Various ‘Jukebox Mambo II’ (Jazzman) 4/5

jukebox-mambo-2Travel back in time to an era when the latest sounds could be heard in the major cities of the United States on a jukebox containing 45s that were the dancing soundtrack to an entire generation. From this époque that spans from the late 1940s through to 1960 comes a second volume of R & B gems that have taken on to a greater or lesser extent the Spanish-tinged hues. The project has been some years in the making to search out and discover these wonderful slices of vintage vinyl, but it has been well worth the wait. One of the joys of this compilation is finding out how R & B fused with other styles and here Caribbean flavours are a major feature. Philadelphia-based group Chris Powell and His Five Blue Flames contribute the wonderful ‘I come from Jamaica’ with hi-hat cymbals and mambo-infused percussion. In a classic Latin meets R &B mélange comes ‘I got a cold – calypso’ from Note and Toe and the Grenadiers with manic male lead vocals. For slightly more conventional Latin grooves, look no further than the big band brass of ‘Chano’ by the exotically named Ron Rico with Sax Kari and Orchestra. The piano soloing is out of the top drawer and recalls the great Eddie Cano in his prime. Dance crazes were once upon a time the flavour of the day and in ‘Mambo Hop’ Oscar Saldano lays down some stunning Latin piano vamps, R & B flavoured saxophone handclaps galore and collective vocal chants.

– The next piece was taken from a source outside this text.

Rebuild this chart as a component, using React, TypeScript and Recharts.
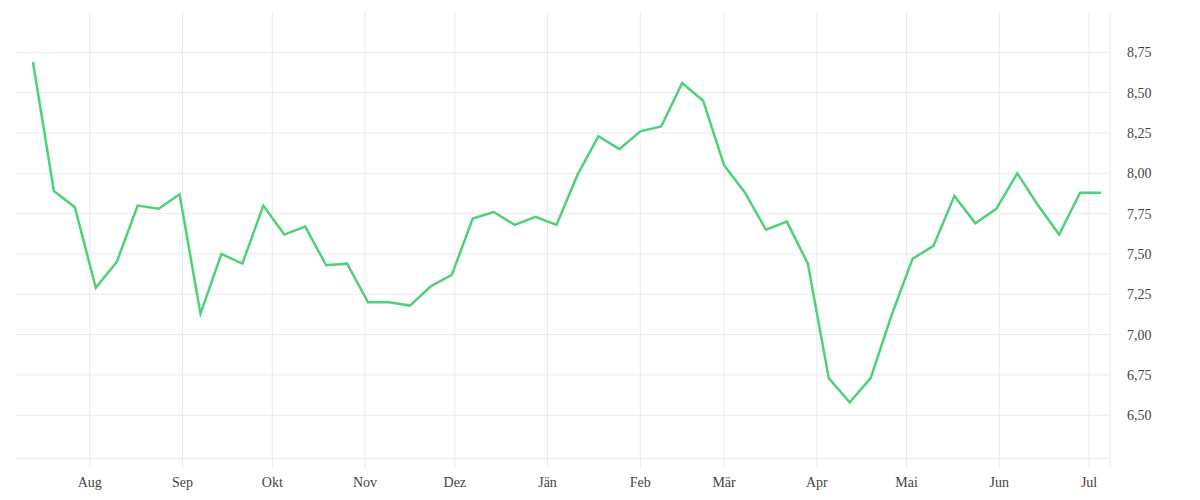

If there is one name that will be immediately familiar, then it is surely that of T-Bone Walker, but he is in a very different musical surrounding here with Latin accompaniment, though the blues-inflected delivery is all his own on ‘Plain Old Down Home Blues’. Quite apart from the rest is the somewhat raw and rustic sounding ‘Denga Denga’ by Ashton Savoy from 1956 and this sparse recording feature the vocalist and guitar. New Orleans piano à la Professor Longhair is a feature of ‘She wants to mambo’ by the Chanters who actually hail from Santa Monica, L.A. Another excellent trip back in time, then, to when the jukebox ruled and we await a third instalment with bated breath.